Летов собрал на тот момент все фильмы Херцога, что мог достать. Он так много давал другим, что хотелось тоже что-нибудь вручить ему — я потом таскала на концерты фильмы Херцога, которых у него еще не было. И книжки, которые ему могли быть интересны. Вроде Виткация или Please kill me, от которой он пришел в какой-то не вполне понятный мне восторг. В этой книжке было, например, про то, как пьяный обрюзгший Моррисон припечатывался лицом к барной стойке и падал со стула, и прочая разнузданная фактология. Может, Летов ощущал какую-то связь со всеми этими отчаянными людьми? Не знаю. Сам он держался строго — так, что это совсем не располагало, например, к панибратству. Нет, он был вполне дружелюбен — к нему приходили люди, немного, почти всегда одни и те же, и он при встрече их обнимал. Но то, что видела я, совсем не было похоже на рок-н-ролльный угар — скорее, на срочную службу: минут за десять до выступления всех просили выйти, в гримерке оставалась только группа. Потом они шли на сцену и работали. Так было всегда, и казалось, что так всегда и будет. Андеграунд закончился.
В Петербург «Гражданская оборона» приезжала часто, с того первого концерта в рок-клубе я помню очень много: «Полигон», ЛДМ, «Юбилейный», СКК. Они были разные. Однажды в «Полигоне» охрана не справилась с фанатами, которые прыгали на низкую сцену, и распылила в зале «черемуху» — слезоточивый газ, от которого вдобавок еще першит в горле. Группа ушла, пока зал проветривался, и в образовавшемся спонтанно перерыве на сцену вышел Кузьма, который присутствовал на концерте просто как зритель. Вышел заполнить паузу, пьяный, в красивой шинели, стал водить руками по кругу и шаманить: воздух! Нам нужен воздух! А потом случился акционистский конферанс — как только он стал читать стихи, кто-то плюнул ему в лицо. А он даже бровью не повел. Просто продолжал читать — а в него продолжали плевать, прицельно, такую забаву придумали. У него было совсем мокрое лицо, его потом платком вытирали. Был такой известный случай, когда Игги Поп на сцене порезался и брызгал кровью, — так вот, акция Кузьмы была покруче. Летов этого отчаянного номера не видел, но это была как раз такая история, о которых он пел, которые он защищал. Театр с вывеской «Только для сумасшедших». Он хотел снять кино по «Степному волку».

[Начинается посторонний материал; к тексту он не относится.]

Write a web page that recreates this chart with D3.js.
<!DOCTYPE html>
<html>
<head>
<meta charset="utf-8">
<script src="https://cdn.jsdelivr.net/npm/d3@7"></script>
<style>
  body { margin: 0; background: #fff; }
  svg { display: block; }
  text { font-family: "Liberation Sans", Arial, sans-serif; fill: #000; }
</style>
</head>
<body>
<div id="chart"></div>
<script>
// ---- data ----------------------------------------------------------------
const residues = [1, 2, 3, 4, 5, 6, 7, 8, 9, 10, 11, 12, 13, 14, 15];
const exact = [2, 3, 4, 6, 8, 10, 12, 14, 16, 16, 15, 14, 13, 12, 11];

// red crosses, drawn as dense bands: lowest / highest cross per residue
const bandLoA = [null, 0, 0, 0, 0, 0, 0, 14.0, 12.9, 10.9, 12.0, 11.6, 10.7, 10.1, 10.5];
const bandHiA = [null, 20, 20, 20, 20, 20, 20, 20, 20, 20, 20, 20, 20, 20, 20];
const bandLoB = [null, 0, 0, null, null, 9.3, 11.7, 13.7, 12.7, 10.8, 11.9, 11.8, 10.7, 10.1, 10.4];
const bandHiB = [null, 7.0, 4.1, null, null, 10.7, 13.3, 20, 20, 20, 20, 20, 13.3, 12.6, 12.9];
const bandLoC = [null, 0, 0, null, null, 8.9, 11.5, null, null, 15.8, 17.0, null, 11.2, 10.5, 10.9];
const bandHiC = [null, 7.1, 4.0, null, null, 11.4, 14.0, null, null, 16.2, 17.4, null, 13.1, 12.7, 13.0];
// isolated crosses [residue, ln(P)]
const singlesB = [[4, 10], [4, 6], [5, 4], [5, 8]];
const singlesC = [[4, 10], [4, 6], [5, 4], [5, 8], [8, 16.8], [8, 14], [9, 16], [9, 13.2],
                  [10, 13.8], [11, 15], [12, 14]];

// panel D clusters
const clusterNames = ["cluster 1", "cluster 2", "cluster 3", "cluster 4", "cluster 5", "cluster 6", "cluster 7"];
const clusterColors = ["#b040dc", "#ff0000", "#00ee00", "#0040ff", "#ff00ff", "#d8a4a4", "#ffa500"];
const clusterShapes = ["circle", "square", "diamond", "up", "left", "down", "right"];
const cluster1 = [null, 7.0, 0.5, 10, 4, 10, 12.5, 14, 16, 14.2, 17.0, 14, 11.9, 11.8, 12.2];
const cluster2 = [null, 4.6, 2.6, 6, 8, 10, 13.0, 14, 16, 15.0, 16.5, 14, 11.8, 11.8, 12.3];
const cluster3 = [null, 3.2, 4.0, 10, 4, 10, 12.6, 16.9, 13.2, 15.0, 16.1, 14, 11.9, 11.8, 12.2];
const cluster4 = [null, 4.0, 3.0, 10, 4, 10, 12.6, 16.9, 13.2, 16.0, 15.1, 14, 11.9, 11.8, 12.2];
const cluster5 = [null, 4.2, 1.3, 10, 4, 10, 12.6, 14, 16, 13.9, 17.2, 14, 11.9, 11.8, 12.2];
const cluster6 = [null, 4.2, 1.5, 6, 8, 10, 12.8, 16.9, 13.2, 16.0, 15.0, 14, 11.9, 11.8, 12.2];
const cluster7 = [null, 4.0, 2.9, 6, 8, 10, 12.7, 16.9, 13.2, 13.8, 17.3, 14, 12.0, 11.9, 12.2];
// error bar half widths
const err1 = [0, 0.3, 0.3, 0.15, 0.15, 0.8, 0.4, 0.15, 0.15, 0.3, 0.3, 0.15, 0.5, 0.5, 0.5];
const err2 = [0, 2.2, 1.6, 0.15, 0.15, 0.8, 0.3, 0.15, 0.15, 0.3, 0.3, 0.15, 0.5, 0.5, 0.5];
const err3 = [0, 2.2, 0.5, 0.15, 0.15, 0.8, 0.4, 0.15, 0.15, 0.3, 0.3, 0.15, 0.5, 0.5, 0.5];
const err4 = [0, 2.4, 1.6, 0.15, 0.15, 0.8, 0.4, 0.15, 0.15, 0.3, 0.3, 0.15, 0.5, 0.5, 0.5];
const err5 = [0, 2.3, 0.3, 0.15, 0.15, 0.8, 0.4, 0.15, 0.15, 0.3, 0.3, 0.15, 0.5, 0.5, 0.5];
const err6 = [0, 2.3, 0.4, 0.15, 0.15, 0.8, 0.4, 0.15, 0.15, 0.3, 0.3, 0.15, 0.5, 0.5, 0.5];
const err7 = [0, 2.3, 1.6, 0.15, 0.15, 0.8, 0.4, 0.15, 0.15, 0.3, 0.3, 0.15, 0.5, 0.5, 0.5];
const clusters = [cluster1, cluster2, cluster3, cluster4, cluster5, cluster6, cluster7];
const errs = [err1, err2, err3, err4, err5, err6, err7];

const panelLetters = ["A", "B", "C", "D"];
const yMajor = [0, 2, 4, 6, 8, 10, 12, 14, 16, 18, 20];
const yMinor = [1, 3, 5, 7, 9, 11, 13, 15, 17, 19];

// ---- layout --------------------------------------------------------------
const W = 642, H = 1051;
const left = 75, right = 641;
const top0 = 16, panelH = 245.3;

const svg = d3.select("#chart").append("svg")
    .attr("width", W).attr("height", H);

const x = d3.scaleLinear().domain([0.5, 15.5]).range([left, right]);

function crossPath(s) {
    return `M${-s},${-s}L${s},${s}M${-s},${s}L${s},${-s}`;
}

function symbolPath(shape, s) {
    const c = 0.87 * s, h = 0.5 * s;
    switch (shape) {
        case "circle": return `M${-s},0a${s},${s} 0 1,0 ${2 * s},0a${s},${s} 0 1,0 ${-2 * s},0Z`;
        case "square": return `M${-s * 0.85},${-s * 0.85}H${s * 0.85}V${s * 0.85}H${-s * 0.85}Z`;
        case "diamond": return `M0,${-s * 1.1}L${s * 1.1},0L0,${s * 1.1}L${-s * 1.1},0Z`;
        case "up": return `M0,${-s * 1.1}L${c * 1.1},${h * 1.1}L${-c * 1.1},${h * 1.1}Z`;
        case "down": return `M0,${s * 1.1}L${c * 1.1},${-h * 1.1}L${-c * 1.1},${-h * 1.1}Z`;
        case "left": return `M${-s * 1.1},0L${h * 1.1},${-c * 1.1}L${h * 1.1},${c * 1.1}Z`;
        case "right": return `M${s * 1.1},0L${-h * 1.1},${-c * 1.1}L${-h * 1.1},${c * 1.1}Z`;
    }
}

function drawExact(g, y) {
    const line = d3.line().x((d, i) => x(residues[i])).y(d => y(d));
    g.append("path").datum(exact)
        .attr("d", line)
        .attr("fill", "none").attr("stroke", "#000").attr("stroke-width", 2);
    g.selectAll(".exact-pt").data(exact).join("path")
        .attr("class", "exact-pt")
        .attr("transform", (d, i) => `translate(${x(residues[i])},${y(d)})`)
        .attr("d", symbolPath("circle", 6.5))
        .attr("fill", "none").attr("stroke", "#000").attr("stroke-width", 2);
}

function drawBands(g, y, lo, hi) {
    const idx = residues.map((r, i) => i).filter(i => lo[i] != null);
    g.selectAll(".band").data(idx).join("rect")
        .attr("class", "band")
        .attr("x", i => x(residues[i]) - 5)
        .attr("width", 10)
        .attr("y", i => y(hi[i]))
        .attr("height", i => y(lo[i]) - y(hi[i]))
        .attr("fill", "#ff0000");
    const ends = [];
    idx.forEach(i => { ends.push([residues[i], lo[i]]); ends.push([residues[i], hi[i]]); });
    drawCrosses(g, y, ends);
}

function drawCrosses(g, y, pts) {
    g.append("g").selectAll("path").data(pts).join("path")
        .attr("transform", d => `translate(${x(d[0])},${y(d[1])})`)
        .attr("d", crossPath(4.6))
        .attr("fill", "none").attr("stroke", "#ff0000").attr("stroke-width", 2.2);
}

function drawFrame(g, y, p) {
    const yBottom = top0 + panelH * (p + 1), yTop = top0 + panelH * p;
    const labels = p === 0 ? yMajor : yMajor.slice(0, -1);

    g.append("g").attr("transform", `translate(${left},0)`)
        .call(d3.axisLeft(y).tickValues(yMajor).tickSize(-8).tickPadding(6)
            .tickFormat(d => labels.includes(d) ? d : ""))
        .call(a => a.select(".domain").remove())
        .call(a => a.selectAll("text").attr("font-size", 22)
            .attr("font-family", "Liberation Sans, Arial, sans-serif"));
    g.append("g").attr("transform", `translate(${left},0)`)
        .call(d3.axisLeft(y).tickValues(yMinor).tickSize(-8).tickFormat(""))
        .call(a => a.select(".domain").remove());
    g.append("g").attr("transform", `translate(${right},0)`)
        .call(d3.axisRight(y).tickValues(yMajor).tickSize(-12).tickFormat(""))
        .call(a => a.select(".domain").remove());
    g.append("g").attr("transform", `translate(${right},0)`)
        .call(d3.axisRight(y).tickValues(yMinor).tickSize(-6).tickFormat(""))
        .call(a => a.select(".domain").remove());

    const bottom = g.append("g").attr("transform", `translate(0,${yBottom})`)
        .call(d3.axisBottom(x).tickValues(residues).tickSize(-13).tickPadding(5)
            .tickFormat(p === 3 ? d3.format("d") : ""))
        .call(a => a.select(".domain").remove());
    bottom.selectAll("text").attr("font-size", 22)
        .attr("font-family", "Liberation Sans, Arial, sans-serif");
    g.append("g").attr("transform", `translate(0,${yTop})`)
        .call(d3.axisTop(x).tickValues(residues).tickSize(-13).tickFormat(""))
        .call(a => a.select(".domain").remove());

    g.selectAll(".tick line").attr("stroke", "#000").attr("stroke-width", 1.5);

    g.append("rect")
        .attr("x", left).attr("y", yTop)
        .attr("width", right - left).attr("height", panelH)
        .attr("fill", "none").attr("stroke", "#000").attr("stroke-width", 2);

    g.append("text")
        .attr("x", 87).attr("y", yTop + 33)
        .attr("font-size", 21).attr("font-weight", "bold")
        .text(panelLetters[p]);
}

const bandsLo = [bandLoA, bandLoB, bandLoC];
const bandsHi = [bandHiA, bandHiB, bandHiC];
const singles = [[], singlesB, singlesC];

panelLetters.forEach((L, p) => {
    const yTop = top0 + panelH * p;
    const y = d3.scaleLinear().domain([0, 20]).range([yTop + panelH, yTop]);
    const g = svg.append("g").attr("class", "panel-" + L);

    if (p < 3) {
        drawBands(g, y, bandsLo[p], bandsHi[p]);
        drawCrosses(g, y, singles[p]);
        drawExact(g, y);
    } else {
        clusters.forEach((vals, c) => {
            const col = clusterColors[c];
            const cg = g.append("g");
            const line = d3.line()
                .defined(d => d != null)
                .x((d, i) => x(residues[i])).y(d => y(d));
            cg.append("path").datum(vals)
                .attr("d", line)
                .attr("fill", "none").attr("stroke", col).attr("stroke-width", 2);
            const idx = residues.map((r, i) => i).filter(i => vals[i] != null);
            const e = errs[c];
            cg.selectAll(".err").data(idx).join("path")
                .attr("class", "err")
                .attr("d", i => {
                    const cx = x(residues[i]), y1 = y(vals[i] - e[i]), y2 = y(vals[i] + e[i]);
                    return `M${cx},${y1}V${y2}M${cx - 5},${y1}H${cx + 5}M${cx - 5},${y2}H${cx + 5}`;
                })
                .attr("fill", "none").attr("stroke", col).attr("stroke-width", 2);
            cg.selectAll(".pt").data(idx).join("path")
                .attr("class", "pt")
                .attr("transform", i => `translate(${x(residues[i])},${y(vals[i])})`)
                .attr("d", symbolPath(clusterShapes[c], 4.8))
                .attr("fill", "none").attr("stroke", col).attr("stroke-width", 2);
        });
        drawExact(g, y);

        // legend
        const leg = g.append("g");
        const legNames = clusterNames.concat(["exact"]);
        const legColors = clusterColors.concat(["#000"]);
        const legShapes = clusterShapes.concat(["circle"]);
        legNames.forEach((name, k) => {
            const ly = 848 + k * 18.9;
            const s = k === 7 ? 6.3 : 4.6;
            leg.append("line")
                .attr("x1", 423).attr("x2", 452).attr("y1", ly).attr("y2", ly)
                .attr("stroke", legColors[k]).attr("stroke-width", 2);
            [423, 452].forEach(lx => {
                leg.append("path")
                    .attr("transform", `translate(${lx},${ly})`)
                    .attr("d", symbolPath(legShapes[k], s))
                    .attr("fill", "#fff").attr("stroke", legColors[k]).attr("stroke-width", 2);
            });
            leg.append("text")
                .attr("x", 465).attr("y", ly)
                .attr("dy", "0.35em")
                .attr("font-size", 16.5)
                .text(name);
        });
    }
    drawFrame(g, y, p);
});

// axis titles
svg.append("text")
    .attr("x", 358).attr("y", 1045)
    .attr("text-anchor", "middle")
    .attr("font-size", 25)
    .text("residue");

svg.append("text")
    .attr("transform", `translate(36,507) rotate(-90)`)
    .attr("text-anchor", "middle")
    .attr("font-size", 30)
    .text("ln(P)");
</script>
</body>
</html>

Однажды он привез в подарок вышедшую книжку своих стихов. Экземпляр для Машнина1 был подписан «Андрейке во имя занятности бытия», а мой — нет. Я сказала: то есть я потом не смогу продать его на аукционе, да? Он засмеялся. Он очень трепетно к этой книге относился: там на какой-то странице была ошибка, и он хотел исправить сверху ручкой, чтобы было правильно, но так и не нашел нужную страницу.

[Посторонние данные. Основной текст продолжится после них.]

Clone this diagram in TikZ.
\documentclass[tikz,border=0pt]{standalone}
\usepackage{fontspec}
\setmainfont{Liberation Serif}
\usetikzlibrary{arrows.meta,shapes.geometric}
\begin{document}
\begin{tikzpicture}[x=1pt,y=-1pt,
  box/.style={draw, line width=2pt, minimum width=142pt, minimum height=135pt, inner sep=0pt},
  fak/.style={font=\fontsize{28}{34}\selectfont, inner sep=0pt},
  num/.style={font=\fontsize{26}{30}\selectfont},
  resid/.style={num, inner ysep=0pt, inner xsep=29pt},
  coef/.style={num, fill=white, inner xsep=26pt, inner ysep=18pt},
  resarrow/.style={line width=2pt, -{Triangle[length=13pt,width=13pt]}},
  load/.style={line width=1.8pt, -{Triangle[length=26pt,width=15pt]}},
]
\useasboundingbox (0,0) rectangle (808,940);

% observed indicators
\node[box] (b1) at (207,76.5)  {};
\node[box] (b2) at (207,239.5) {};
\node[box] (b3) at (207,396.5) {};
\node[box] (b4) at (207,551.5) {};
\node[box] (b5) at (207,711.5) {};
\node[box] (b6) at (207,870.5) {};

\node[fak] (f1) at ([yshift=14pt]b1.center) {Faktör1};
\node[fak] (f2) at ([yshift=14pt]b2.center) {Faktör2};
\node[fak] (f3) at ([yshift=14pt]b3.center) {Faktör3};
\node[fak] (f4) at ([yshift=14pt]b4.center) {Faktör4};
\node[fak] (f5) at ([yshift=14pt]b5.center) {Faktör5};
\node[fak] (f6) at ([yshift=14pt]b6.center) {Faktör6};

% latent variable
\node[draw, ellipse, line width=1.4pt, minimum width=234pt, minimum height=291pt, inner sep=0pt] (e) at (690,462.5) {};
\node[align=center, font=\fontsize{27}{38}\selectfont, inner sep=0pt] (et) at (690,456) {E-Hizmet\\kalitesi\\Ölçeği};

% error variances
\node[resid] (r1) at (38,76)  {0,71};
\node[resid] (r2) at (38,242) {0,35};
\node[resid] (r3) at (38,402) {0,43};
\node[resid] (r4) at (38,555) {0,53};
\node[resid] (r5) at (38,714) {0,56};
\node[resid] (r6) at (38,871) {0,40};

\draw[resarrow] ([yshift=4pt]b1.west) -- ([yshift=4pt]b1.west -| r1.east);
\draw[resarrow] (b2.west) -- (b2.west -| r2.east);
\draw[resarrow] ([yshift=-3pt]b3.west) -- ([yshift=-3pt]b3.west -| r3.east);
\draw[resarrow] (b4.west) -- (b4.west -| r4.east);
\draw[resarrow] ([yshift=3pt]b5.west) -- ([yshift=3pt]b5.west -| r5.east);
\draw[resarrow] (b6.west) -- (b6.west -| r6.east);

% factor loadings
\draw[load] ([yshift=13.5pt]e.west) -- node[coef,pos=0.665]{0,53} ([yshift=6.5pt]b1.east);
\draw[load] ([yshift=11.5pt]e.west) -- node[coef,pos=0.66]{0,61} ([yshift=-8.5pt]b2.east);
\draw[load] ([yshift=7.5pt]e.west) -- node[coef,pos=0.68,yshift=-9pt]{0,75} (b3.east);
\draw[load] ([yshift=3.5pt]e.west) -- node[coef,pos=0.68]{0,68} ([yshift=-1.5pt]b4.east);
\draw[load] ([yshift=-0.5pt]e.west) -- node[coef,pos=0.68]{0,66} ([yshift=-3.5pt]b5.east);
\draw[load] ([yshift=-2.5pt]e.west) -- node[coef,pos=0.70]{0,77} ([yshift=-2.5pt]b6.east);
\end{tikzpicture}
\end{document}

1 Андрей Машнин — поэт, лидер и вокалист группы «МашнинБэнд». — Примеч. ред.
Момент тишины
Я однажды смотрела запись концерта Joy Division: запись бурая, мутная какая-то, ничего не происходит, группа просто монотонно работает на сцене, не сбавляя ритма, а в зале горстка людей. Я подумала: люди, которые тогда были там, — знали они, что это концерт великой группы? Замызганная сцена, пятеро музыкантов и столько же охраны.
Фирсов мне когда-то сказал, что лучше всего слышно оттуда, где стоит аппарат. Сценический свет лупит по глазам, грохот, от которого глохнешь. Ритм с перебоями, то замедляющийся, то ускоряющийся на «Реанимации», четыре гитары, какое-то дикое сочетание напевности и атональности, будто лязгают шестеренки неизбежного конвейера, который тащит тебя в пасть адской машины, чтобы перемолоть своими железными челюстями. Впереди на сцене — на говенном звуке, в прокуренном и влажном, как баня, зале, среди пьяных, тянущих руки вверх людей, которых припев организует в хор, стоит в ряд — без всяких преувеличений — великая группа, и это самое странное из всего, что успеваешь понять. Это как смотреть на самолет, который врезается в небоскреб в телевизоре. Повтор, еще повтор, а ты все смотришь и думаешь: то, что сейчас происходит, происходит here and now? Но ведь это уже история.
А потом он записал «Сияние»: «Спят тревоги и радуги, но сиянье обрушится вниз, станет твоей судьбой». Как будто на той старой фотографии больше нет колючей проволоки. «Взять и сказать: стоп! И оказаться — дома».